_Problem_: Show each line of the data below that has the string "picture" in it.

○ ○ ○ ○ ○ ○ ○

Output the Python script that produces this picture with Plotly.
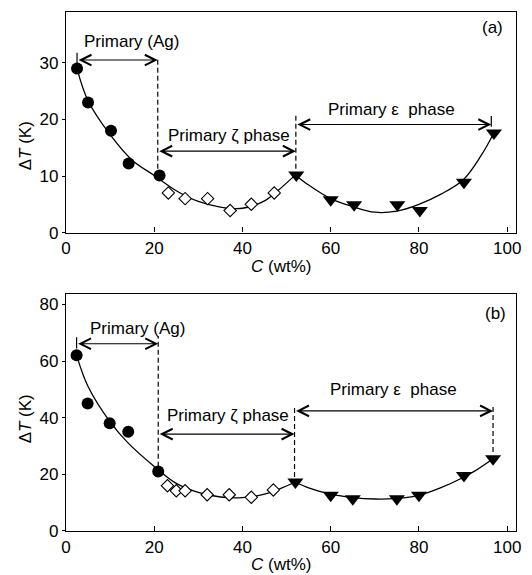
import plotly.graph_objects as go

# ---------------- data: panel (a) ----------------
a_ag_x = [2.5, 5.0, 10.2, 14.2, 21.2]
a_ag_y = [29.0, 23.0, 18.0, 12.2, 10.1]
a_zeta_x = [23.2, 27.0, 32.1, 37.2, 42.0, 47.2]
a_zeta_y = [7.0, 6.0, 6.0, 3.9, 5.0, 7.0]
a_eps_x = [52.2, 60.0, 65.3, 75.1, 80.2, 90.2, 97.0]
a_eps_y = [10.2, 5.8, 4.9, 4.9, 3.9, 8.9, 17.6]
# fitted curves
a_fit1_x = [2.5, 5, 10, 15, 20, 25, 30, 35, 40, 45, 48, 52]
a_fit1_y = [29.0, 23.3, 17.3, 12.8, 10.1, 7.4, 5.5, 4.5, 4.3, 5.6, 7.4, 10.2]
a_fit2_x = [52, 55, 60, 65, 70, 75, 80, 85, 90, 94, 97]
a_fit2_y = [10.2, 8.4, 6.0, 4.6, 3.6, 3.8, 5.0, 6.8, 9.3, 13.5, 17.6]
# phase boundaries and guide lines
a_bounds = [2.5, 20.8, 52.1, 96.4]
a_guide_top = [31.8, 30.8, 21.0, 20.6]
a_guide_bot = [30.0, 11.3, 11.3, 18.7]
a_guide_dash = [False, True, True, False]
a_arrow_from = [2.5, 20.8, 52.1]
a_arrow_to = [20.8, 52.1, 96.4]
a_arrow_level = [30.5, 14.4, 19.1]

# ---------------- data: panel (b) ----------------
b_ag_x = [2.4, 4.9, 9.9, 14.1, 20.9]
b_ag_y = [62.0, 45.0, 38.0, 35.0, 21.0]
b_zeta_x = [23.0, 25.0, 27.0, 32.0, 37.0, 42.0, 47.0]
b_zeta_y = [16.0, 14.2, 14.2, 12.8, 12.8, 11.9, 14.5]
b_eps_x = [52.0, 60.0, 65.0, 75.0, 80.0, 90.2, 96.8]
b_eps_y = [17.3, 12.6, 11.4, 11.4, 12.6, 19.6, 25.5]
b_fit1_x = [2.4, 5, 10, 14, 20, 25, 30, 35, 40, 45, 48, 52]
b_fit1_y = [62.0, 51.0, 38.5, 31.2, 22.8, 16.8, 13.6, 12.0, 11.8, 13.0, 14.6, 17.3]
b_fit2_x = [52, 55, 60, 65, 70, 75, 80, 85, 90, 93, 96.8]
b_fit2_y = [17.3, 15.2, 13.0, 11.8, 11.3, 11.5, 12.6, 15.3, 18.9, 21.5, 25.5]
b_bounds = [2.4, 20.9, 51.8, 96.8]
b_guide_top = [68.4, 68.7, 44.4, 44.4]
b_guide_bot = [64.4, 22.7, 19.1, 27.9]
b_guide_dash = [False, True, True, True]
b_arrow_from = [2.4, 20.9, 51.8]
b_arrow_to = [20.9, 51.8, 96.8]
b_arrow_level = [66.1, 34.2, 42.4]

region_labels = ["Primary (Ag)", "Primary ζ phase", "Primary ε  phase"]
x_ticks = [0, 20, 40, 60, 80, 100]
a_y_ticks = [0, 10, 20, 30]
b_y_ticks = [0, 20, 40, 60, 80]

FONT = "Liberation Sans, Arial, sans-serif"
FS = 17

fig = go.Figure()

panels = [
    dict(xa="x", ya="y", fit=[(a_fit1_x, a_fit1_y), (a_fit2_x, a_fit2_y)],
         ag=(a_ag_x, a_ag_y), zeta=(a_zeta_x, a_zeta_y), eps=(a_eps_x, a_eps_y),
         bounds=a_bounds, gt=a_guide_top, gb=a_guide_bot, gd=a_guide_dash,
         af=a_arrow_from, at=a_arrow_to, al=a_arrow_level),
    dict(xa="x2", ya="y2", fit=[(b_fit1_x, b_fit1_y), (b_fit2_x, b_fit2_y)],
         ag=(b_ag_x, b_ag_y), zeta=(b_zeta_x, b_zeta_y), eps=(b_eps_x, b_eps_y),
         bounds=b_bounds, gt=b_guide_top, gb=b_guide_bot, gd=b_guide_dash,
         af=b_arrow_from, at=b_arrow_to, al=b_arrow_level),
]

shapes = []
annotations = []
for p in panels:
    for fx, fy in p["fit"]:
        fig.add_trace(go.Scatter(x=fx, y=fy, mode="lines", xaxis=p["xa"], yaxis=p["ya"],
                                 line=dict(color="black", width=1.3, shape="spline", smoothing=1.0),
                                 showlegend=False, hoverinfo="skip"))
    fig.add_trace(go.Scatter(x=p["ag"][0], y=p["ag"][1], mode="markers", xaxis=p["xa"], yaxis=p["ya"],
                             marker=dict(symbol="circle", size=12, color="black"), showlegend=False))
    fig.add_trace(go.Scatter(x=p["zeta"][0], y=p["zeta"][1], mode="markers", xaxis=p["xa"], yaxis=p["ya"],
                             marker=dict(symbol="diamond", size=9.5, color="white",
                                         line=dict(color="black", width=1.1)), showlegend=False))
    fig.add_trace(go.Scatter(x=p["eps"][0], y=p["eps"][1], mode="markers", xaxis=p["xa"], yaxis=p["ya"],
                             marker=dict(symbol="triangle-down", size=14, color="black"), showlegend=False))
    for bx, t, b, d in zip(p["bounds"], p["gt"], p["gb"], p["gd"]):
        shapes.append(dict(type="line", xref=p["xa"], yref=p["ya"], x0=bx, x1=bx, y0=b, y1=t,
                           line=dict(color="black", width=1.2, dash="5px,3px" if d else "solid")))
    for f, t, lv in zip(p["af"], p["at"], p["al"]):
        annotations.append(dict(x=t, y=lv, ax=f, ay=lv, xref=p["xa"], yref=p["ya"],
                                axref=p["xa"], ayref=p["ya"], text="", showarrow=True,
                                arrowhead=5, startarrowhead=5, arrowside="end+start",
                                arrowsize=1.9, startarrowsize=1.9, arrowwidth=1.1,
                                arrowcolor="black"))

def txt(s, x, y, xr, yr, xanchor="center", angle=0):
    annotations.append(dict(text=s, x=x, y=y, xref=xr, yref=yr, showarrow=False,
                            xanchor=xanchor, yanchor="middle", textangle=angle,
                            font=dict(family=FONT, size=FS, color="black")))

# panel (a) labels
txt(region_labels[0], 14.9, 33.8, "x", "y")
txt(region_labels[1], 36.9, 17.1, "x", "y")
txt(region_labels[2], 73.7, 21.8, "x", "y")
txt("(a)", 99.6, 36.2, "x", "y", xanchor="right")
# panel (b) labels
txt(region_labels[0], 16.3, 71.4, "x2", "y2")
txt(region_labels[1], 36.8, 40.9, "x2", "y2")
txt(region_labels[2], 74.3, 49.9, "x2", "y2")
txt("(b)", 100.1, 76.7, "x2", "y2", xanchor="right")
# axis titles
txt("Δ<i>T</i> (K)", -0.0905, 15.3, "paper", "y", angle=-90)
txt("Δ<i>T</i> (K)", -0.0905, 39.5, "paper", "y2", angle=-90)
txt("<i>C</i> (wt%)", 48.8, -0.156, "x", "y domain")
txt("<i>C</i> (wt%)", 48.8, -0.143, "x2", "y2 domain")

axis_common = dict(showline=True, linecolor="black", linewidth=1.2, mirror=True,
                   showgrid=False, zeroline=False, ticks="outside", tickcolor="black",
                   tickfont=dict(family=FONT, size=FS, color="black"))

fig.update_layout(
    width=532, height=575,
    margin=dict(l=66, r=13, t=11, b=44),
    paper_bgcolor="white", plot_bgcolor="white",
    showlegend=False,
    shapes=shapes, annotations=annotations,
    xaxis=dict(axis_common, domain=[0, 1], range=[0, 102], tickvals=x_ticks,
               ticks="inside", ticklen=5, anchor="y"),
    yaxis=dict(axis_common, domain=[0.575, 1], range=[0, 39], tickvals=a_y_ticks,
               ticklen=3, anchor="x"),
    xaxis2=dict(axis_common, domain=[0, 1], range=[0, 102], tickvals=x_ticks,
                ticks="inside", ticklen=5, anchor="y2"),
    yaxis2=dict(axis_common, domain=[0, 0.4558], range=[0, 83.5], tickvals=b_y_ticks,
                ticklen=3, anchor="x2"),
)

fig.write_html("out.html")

○ ○ ○ ○ ○ ○ ○

_Solution to this problem_:
Output the Python script that produces this picture with Plotly.

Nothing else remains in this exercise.